The anticipated video game "Mass Effect: Legendary Edition," developed by BioWare and published by its parent company Electronic Arts, was released last month, collecting the original three games of the hit sci-fi series in one remastered package.
It landed at a time when Hollywood has taken a keen interest in video games, from "Resident Evil" and "Assassin's Creed" (Netflix), to "Last of Us" (HBO), "Fallout" (Amazon), and "Halo" (Paramount+).
Mac Walters, the project director for "Mass Effect: Legendary Edition," told Insider that it's "not a matter of if, but when" Hollywood takes a crack at "Mass Effect."
"It's such an expansive world, and so many people I know in the TV and film industry have reached out to ask me when we're going to do it and saying we've got to do it," Walters said.
Video-game adaptations have often flopped in Hollywood. But with media companies battling for IP to boost subscription streaming services, and video games seeing record sales, Hollywood is mining the games industry. Game sales hit a record $56.9 billion in 2020, according to a report by the research firm NPD.
As streaming has surged, so have series adaptations (as opposed to movie ones). Walters sees this shift to TV as beneficial for game adaptations: "If you're going to tell a story that's as fleshed out as 'Mass Effect,' TV is the way to do it. There's a natural way it fits well with episodic content."

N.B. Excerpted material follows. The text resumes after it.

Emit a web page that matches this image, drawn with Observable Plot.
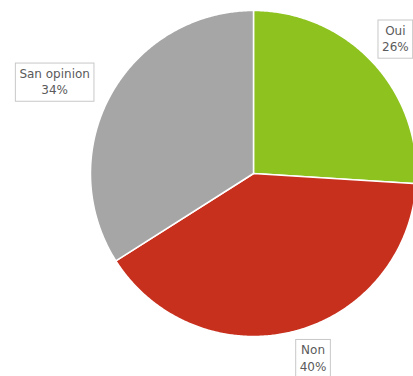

"Mass Effect" is a series of role-playing, open-world games, giving the player the ability to customize their character, explore different planets, and step away from the main story to complete "side missions."
"When we build out a 'Mass Effect' game, we have a backbone, or an overall story that we want to tell, but each level or mission is like its own TV episode," Walters said. "It doesn't get written ahead of time. It gets written at the time that we get to it. So it gets added to the main story and sometimes the main story gets adjusted because we did something really cool in that 'episode.' So long-from storytelling is a great place for game franchises."
And he's speaking from experience. A "Mass Effect" movie was in the works in 2010 when Legendary Pictures landed the rights to a film adaptation, with Warner Bros. on board to release it. But it never materialized.
"It felt like we were always fighting the IP," Walters said. "What story are we going to tell in 90 to 120 minutes? Are we going to do it justice?"
He added that after a change in Legendary leadership, the studio wanted to move more toward television, at which point the producers thought it would be best to start over.
"But then it never picked up again after that, not for lack of trying," he said.
While he sees TV as advantageous for game adaptations, Walters said Hollywood should avoid the wrong lessons from video games. He mentioned Netflix interactive movies like "Black Mirror: Bandersnatch" and "Unbreakable Kimmy Schmidt: Kimmy vs the Reverend," which allowed viewers to choose different story scenarios.
"It was cool as an experiment, but I don't know if that's the thing we should be taking away from games in terms of storytelling," Walters said. "There are plenty of rich worlds with amazing characters and that's something we share in any of the mediums (movies, TV, and video games), so we should leverage that and lean into it."